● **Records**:
--
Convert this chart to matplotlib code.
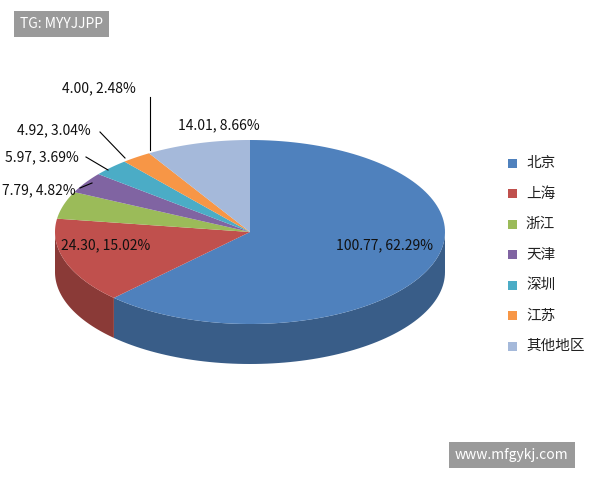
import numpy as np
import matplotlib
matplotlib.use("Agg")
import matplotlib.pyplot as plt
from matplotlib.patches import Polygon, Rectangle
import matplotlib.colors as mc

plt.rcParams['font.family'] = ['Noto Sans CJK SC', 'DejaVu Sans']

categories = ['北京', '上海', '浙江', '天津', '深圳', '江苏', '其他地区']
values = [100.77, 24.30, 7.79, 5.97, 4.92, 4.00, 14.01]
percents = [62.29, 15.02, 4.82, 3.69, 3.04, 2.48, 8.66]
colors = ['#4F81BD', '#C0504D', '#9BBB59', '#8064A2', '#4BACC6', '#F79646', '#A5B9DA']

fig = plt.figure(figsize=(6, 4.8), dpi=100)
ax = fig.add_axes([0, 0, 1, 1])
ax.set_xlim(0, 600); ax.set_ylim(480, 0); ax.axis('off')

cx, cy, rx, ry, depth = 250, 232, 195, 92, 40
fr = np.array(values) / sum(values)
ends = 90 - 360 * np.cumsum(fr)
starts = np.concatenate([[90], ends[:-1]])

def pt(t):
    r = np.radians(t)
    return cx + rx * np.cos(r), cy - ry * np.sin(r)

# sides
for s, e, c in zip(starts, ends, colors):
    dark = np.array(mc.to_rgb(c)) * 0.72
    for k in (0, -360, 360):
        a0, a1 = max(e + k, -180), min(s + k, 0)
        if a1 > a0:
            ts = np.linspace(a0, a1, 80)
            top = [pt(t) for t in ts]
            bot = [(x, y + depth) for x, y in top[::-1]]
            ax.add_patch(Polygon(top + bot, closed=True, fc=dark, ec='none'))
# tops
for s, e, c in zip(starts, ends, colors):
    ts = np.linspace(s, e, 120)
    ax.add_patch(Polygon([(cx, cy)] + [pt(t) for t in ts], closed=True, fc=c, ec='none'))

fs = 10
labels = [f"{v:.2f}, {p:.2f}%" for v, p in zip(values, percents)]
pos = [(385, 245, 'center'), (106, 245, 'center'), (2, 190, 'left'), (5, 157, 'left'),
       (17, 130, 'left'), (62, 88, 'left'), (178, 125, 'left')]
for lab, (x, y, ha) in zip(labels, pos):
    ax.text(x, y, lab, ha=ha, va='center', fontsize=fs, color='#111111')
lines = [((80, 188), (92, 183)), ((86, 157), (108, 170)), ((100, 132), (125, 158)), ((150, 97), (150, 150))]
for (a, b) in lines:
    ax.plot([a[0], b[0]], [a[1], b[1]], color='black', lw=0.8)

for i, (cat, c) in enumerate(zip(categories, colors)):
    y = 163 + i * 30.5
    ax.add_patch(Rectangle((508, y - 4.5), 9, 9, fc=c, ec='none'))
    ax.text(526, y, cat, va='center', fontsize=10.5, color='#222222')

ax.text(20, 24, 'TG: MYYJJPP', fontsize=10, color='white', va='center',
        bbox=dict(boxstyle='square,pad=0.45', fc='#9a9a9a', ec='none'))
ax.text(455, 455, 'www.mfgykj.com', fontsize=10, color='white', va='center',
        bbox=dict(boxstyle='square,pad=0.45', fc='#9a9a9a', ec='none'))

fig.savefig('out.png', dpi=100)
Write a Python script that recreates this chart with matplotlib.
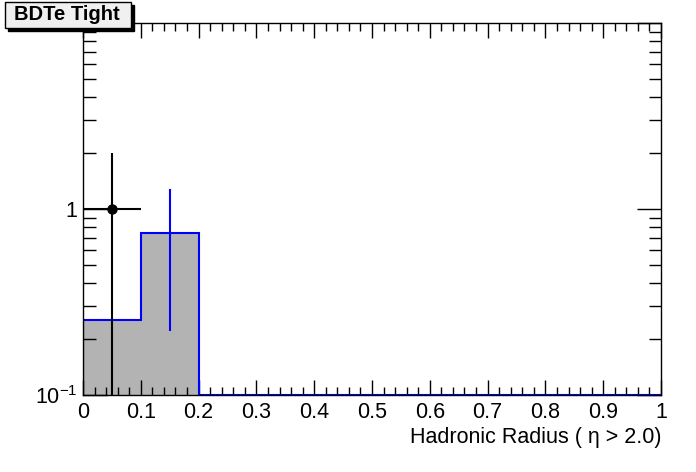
--
● **Work required**: Except for the pictures, give all the material above again verbatim.

● **Full output**:
Convert this chart to matplotlib code.
import numpy as np
import matplotlib
matplotlib.use("Agg")
import matplotlib.pyplot as plt
from matplotlib.patches import Polygon, Rectangle
import matplotlib.colors as mc

plt.rcParams['font.family'] = ['Noto Sans CJK SC', 'DejaVu Sans']

categories = ['北京', '上海', '浙江', '天津', '深圳', '江苏', '其他地区']
values = [100.77, 24.30, 7.79, 5.97, 4.92, 4.00, 14.01]
percents = [62.29, 15.02, 4.82, 3.69, 3.04, 2.48, 8.66]
colors = ['#4F81BD', '#C0504D', '#9BBB59', '#8064A2', '#4BACC6', '#F79646', '#A5B9DA']

fig = plt.figure(figsize=(6, 4.8), dpi=100)
ax = fig.add_axes([0, 0, 1, 1])
ax.set_xlim(0, 600); ax.set_ylim(480, 0); ax.axis('off')

cx, cy, rx, ry, depth = 250, 232, 195, 92, 40
fr = np.array(values) / sum(values)
ends = 90 - 360 * np.cumsum(fr)
starts = np.concatenate([[90], ends[:-1]])

def pt(t):
    r = np.radians(t)
    return cx + rx * np.cos(r), cy - ry * np.sin(r)

# sides
for s, e, c in zip(starts, ends, colors):
    dark = np.array(mc.to_rgb(c)) * 0.72
    for k in (0, -360, 360):
        a0, a1 = max(e + k, -180), min(s + k, 0)
        if a1 > a0:
            ts = np.linspace(a0, a1, 80)
            top = [pt(t) for t in ts]
            bot = [(x, y + depth) for x, y in top[::-1]]
            ax.add_patch(Polygon(top + bot, closed=True, fc=dark, ec='none'))
# tops
for s, e, c in zip(starts, ends, colors):
    ts = np.linspace(s, e, 120)
    ax.add_patch(Polygon([(cx, cy)] + [pt(t) for t in ts], closed=True, fc=c, ec='none'))

fs = 10
labels = [f"{v:.2f}, {p:.2f}%" for v, p in zip(values, percents)]
pos = [(385, 245, 'center'), (106, 245, 'center'), (2, 190, 'left'), (5, 157, 'left'),
       (17, 130, 'left'), (62, 88, 'left'), (178, 125, 'left')]
for lab, (x, y, ha) in zip(labels, pos):
    ax.text(x, y, lab, ha=ha, va='center', fontsize=fs, color='#111111')
lines = [((80, 188), (92, 183)), ((86, 157), (108, 170)), ((100, 132), (125, 158)), ((150, 97), (150, 150))]
for (a, b) in lines:
    ax.plot([a[0], b[0]], [a[1], b[1]], color='black', lw=0.8)

for i, (cat, c) in enumerate(zip(categories, colors)):
    y = 163 + i * 30.5
    ax.add_patch(Rectangle((508, y - 4.5), 9, 9, fc=c, ec='none'))
    ax.text(526, y, cat, va='center', fontsize=10.5, color='#222222')

ax.text(20, 24, 'TG: MYYJJPP', fontsize=10, color='white', va='center',
        bbox=dict(boxstyle='square,pad=0.45', fc='#9a9a9a', ec='none'))
ax.text(455, 455, 'www.mfgykj.com', fontsize=10, color='white', va='center',
        bbox=dict(boxstyle='square,pad=0.45', fc='#9a9a9a', ec='none'))

fig.savefig('out.png', dpi=100)
Write a Python script that recreates this chart with matplotlib.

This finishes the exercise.